Using taxpayer and private money, Boston, Minneapolis, San Diego and a handful of other places are buying foreclosed properties to refurbish and resell them to developers and homeowners in an effort to prevent troubled neighborhoods from sliding into urban decay.
The efforts so far have been taken on a small scale. But local officials say they can become an important pillar of any housing recovery with the help of $4 billion in FEDERAL grants that were part of a housing bill Congress approved in July.
Indeed, the sale of foreclosed homes not just to city governments but more broadly to investors and homeowners contributed to a 3.1 percent increase in existing home sales in July, the highest level in five months, according to data released on Monday by the National Association of Realtors.
That hardly means that the housing crisis is over, because the number of homes for sale climbed to another record level as more people put their homes on the market.

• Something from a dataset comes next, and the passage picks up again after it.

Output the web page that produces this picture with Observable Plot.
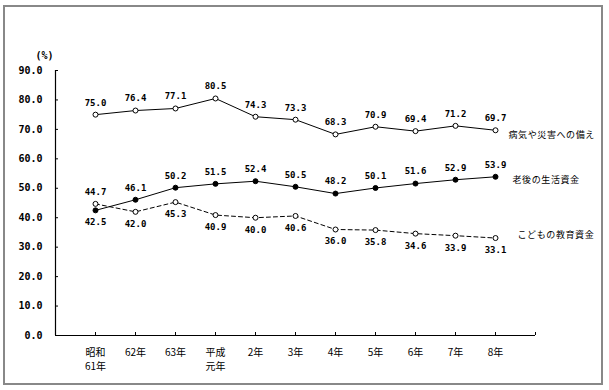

But without buyers taking foreclosed homes at steeply discounted prices, the problem would be even worse.
Some advocates of free markets say those increased sales should address the rising heaps of distressed properties. But many mayors say the market is not moving quickly enough because lenders overwhelmed by foreclosures are not able to sell repossessed properties fast enough.
Many developers and home buyers are also not willing to take a chance on dilapidated properties in distressed neighborhoods. With some homes staying vacant for months or even years, the government, they say, needs to act as an intermediary.
(Excerpt) Read more at nytimes.com ...
Instead of making tax PAYERS buy these homes against their will, why don't they give a property tax waiver to people willing to voluntarily 'unblight' them.
You buy the home and fix it up in exchange for no property tax ... the city gets to look less 'blighted' ... no fed funds involved at all.
I know, I know ... I must be insane to think the federal government will ever stop the redistribution scheme.
Actually no far from me a high end Golf Community has stalled, there are two nice houses 3/4 of the way finished that have sat idle for a year.They are near the front, and are driving down the value of the occupied homes on the street. I am going to see if I can get my grubby little capitalist fingers on them by working out a deal with the bank which is sucking wind on them right now. The real estate market in this area is full of people looking for deals, and even overseas carpet baggers are trawling to snap up good ones.
No, no, that won’t do!
The ‘government’ must buy them first, with taxpayer money of course, and THEN sell them to you grubby capitalist types.
btt
Won’t be long until these communities decide to turn their newly purchased foreclosures into Section 8 housing.
Now that the assessments should go down, they are doing whatever they can to stop such claims.
I like that idea. Or you could farm the empty lot ... keep an nice kitchen garden.
I hadn’t even thought about the kitchen garden, but that idea would be great.